[START OF Source excerpt]

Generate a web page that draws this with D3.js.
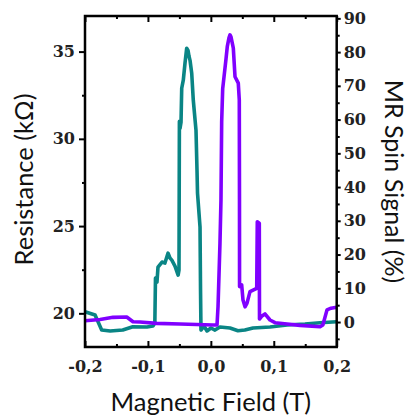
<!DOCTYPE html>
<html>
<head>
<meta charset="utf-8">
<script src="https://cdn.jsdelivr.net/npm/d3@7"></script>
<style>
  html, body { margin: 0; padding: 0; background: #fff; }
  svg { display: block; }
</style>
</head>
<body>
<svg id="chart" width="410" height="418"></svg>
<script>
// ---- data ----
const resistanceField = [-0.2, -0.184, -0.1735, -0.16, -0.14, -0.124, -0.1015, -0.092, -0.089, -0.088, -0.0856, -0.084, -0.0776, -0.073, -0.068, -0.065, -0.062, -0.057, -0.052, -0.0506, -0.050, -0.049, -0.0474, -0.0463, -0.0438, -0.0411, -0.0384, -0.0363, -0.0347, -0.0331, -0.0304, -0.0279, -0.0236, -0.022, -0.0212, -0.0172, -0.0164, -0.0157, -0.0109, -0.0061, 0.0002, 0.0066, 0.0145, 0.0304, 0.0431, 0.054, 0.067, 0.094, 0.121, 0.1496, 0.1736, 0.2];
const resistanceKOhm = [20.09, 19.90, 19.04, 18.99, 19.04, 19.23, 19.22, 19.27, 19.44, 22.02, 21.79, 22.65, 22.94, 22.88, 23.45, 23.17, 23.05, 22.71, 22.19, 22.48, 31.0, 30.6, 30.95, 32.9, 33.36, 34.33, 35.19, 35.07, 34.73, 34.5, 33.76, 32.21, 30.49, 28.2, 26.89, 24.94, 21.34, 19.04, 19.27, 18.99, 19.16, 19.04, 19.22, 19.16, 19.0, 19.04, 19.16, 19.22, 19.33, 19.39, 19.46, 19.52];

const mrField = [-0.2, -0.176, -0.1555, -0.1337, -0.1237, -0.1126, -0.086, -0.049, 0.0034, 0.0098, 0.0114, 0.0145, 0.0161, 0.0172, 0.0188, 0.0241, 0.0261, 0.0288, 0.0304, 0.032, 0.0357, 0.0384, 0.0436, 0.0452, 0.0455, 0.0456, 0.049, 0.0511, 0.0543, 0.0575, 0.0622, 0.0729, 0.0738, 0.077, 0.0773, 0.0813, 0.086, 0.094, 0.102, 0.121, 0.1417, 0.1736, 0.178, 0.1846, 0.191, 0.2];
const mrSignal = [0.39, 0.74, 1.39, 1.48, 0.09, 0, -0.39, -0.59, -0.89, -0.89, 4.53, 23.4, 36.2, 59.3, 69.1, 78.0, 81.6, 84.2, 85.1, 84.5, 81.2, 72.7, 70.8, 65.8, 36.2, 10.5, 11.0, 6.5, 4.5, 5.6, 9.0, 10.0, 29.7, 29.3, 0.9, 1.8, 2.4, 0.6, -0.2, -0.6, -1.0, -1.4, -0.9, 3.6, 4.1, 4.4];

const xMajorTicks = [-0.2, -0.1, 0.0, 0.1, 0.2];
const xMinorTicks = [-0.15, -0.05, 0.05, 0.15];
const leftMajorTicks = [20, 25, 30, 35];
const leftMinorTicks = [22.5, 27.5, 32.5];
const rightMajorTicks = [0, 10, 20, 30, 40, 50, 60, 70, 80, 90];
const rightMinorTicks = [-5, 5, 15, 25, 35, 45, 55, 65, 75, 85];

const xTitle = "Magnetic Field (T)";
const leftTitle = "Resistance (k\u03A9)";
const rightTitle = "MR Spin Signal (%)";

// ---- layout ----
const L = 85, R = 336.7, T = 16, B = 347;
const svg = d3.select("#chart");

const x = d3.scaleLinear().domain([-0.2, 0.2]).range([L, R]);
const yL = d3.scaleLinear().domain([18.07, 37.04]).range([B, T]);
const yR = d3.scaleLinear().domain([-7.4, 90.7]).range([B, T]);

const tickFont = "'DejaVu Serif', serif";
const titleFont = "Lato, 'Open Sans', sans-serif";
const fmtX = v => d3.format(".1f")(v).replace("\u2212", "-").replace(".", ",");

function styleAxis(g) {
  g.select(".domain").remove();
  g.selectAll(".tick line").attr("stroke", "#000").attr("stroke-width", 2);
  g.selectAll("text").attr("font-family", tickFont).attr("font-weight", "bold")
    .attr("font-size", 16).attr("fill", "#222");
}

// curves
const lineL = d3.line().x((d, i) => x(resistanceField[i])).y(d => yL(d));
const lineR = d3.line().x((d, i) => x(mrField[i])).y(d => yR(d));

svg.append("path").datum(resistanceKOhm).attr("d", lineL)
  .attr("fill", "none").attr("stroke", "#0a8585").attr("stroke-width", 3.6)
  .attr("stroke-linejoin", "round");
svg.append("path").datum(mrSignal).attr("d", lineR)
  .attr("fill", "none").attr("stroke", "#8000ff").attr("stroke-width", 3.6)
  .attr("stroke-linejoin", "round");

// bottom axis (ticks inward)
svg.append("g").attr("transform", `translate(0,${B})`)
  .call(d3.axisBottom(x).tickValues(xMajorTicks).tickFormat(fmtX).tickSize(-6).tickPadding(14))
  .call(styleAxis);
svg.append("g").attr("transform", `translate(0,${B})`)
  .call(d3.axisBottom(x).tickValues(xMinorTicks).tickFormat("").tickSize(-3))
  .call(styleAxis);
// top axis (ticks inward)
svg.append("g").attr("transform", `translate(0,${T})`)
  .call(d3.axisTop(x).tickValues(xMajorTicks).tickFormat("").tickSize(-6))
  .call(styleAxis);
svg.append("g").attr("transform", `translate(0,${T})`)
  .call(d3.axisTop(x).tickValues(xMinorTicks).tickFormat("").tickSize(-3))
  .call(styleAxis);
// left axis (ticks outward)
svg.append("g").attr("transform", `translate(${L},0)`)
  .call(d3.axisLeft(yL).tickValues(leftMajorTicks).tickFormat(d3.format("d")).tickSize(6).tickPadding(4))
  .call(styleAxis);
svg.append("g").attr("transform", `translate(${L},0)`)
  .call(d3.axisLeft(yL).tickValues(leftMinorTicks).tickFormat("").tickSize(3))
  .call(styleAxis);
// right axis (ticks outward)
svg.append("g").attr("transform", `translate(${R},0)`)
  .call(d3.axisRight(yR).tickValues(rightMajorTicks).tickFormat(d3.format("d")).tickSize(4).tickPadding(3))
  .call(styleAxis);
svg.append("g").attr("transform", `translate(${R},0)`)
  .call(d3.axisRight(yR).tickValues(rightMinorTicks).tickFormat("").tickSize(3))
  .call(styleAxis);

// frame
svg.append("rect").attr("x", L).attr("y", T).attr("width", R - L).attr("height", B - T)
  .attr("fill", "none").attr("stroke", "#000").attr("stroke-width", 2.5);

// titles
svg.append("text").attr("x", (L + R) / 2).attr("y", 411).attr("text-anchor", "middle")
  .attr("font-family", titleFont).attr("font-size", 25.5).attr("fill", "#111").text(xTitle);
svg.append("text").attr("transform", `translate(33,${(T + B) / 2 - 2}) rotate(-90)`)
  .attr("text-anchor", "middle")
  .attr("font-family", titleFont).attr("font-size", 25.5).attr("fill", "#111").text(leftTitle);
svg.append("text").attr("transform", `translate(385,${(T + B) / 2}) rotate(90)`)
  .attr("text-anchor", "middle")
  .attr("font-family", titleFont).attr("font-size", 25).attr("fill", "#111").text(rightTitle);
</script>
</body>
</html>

[END OF Source excerpt]

_Exercise aim_.
Write out the full listing verbatim, excluding its pictures.

_Full response_.
Generate a web page that draws this with D3.js.
<!DOCTYPE html>
<html>
<head>
<meta charset="utf-8">
<script src="https://cdn.jsdelivr.net/npm/d3@7"></script>
<style>
  html, body { margin: 0; padding: 0; background: #fff; }
  svg { display: block; }
</style>
</head>
<body>
<svg id="chart" width="410" height="418"></svg>
<script>
// ---- data ----
const resistanceField = [-0.2, -0.184, -0.1735, -0.16, -0.14, -0.124, -0.1015, -0.092, -0.089, -0.088, -0.0856, -0.084, -0.0776, -0.073, -0.068, -0.065, -0.062, -0.057, -0.052, -0.0506, -0.050, -0.049, -0.0474, -0.0463, -0.0438, -0.0411, -0.0384, -0.0363, -0.0347, -0.0331, -0.0304, -0.0279, -0.0236, -0.022, -0.0212, -0.0172, -0.0164, -0.0157, -0.0109, -0.0061, 0.0002, 0.0066, 0.0145, 0.0304, 0.0431, 0.054, 0.067, 0.094, 0.121, 0.1496, 0.1736, 0.2];
const resistanceKOhm = [20.09, 19.90, 19.04, 18.99, 19.04, 19.23, 19.22, 19.27, 19.44, 22.02, 21.79, 22.65, 22.94, 22.88, 23.45, 23.17, 23.05, 22.71, 22.19, 22.48, 31.0, 30.6, 30.95, 32.9, 33.36, 34.33, 35.19, 35.07, 34.73, 34.5, 33.76, 32.21, 30.49, 28.2, 26.89, 24.94, 21.34, 19.04, 19.27, 18.99, 19.16, 19.04, 19.22, 19.16, 19.0, 19.04, 19.16, 19.22, 19.33, 19.39, 19.46, 19.52];

const mrField = [-0.2, -0.176, -0.1555, -0.1337, -0.1237, -0.1126, -0.086, -0.049, 0.0034, 0.0098, 0.0114, 0.0145, 0.0161, 0.0172, 0.0188, 0.0241, 0.0261, 0.0288, 0.0304, 0.032, 0.0357, 0.0384, 0.0436, 0.0452, 0.0455, 0.0456, 0.049, 0.0511, 0.0543, 0.0575, 0.0622, 0.0729, 0.0738, 0.077, 0.0773, 0.0813, 0.086, 0.094, 0.102, 0.121, 0.1417, 0.1736, 0.178, 0.1846, 0.191, 0.2];
const mrSignal = [0.39, 0.74, 1.39, 1.48, 0.09, 0, -0.39, -0.59, -0.89, -0.89, 4.53, 23.4, 36.2, 59.3, 69.1, 78.0, 81.6, 84.2, 85.1, 84.5, 81.2, 72.7, 70.8, 65.8, 36.2, 10.5, 11.0, 6.5, 4.5, 5.6, 9.0, 10.0, 29.7, 29.3, 0.9, 1.8, 2.4, 0.6, -0.2, -0.6, -1.0, -1.4, -0.9, 3.6, 4.1, 4.4];

const xMajorTicks = [-0.2, -0.1, 0.0, 0.1, 0.2];
const xMinorTicks = [-0.15, -0.05, 0.05, 0.15];
const leftMajorTicks = [20, 25, 30, 35];
const leftMinorTicks = [22.5, 27.5, 32.5];
const rightMajorTicks = [0, 10, 20, 30, 40, 50, 60, 70, 80, 90];
const rightMinorTicks = [-5, 5, 15, 25, 35, 45, 55, 65, 75, 85];

const xTitle = "Magnetic Field (T)";
const leftTitle = "Resistance (k\u03A9)";
const rightTitle = "MR Spin Signal (%)";

// ---- layout ----
const L = 85, R = 336.7, T = 16, B = 347;
const svg = d3.select("#chart");

const x = d3.scaleLinear().domain([-0.2, 0.2]).range([L, R]);
const yL = d3.scaleLinear().domain([18.07, 37.04]).range([B, T]);
const yR = d3.scaleLinear().domain([-7.4, 90.7]).range([B, T]);

const tickFont = "'DejaVu Serif', serif";
const titleFont = "Lato, 'Open Sans', sans-serif";
const fmtX = v => d3.format(".1f")(v).replace("\u2212", "-").replace(".", ",");

function styleAxis(g) {
  g.select(".domain").remove();
  g.selectAll(".tick line").attr("stroke", "#000").attr("stroke-width", 2);
  g.selectAll("text").attr("font-family", tickFont).attr("font-weight", "bold")
    .attr("font-size", 16).attr("fill", "#222");
}

// curves
const lineL = d3.line().x((d, i) => x(resistanceField[i])).y(d => yL(d));
const lineR = d3.line().x((d, i) => x(mrField[i])).y(d => yR(d));

svg.append("path").datum(resistanceKOhm).attr("d", lineL)
  .attr("fill", "none").attr("stroke", "#0a8585").attr("stroke-width", 3.6)
  .attr("stroke-linejoin", "round");
svg.append("path").datum(mrSignal).attr("d", lineR)
  .attr("fill", "none").attr("stroke", "#8000ff").attr("stroke-width", 3.6)
  .attr("stroke-linejoin", "round");

// bottom axis (ticks inward)
svg.append("g").attr("transform", `translate(0,${B})`)
  .call(d3.axisBottom(x).tickValues(xMajorTicks).tickFormat(fmtX).tickSize(-6).tickPadding(14))
  .call(styleAxis);
svg.append("g").attr("transform", `translate(0,${B})`)
  .call(d3.axisBottom(x).tickValues(xMinorTicks).tickFormat("").tickSize(-3))
  .call(styleAxis);
// top axis (ticks inward)
svg.append("g").attr("transform", `translate(0,${T})`)
  .call(d3.axisTop(x).tickValues(xMajorTicks).tickFormat("").tickSize(-6))
  .call(styleAxis);
svg.append("g").attr("transform", `translate(0,${T})`)
  .call(d3.axisTop(x).tickValues(xMinorTicks).tickFormat("").tickSize(-3))
  .call(styleAxis);
// left axis (ticks outward)
svg.append("g").attr("transform", `translate(${L},0)`)
  .call(d3.axisLeft(yL).tickValues(leftMajorTicks).tickFormat(d3.format("d")).tickSize(6).tickPadding(4))
  .call(styleAxis);
svg.append("g").attr("transform", `translate(${L},0)`)
  .call(d3.axisLeft(yL).tickValues(leftMinorTicks).tickFormat("").tickSize(3))
  .call(styleAxis);
// right axis (ticks outward)
svg.append("g").attr("transform", `translate(${R},0)`)
  .call(d3.axisRight(yR).tickValues(rightMajorTicks).tickFormat(d3.format("d")).tickSize(4).tickPadding(3))
  .call(styleAxis);
svg.append("g").attr("transform", `translate(${R},0)`)
  .call(d3.axisRight(yR).tickValues(rightMinorTicks).tickFormat("").tickSize(3))
  .call(styleAxis);

// frame
svg.append("rect").attr("x", L).attr("y", T).attr("width", R - L).attr("height", B - T)
  .attr("fill", "none").attr("stroke", "#000").attr("stroke-width", 2.5);

// titles
svg.append("text").attr("x", (L + R) / 2).attr("y", 411).attr("text-anchor", "middle")
  .attr("font-family", titleFont).attr("font-size", 25.5).attr("fill", "#111").text(xTitle);
svg.append("text").attr("transform", `translate(33,${(T + B) / 2 - 2}) rotate(-90)`)
  .attr("text-anchor", "middle")
  .attr("font-family", titleFont).attr("font-size", 25.5).attr("fill", "#111").text(leftTitle);
svg.append("text").attr("transform", `translate(385,${(T + B) / 2}) rotate(90)`)
  .attr("text-anchor", "middle")
  .attr("font-family", titleFont).attr("font-size", 25).attr("fill", "#111").text(rightTitle);
</script>
</body>
</html>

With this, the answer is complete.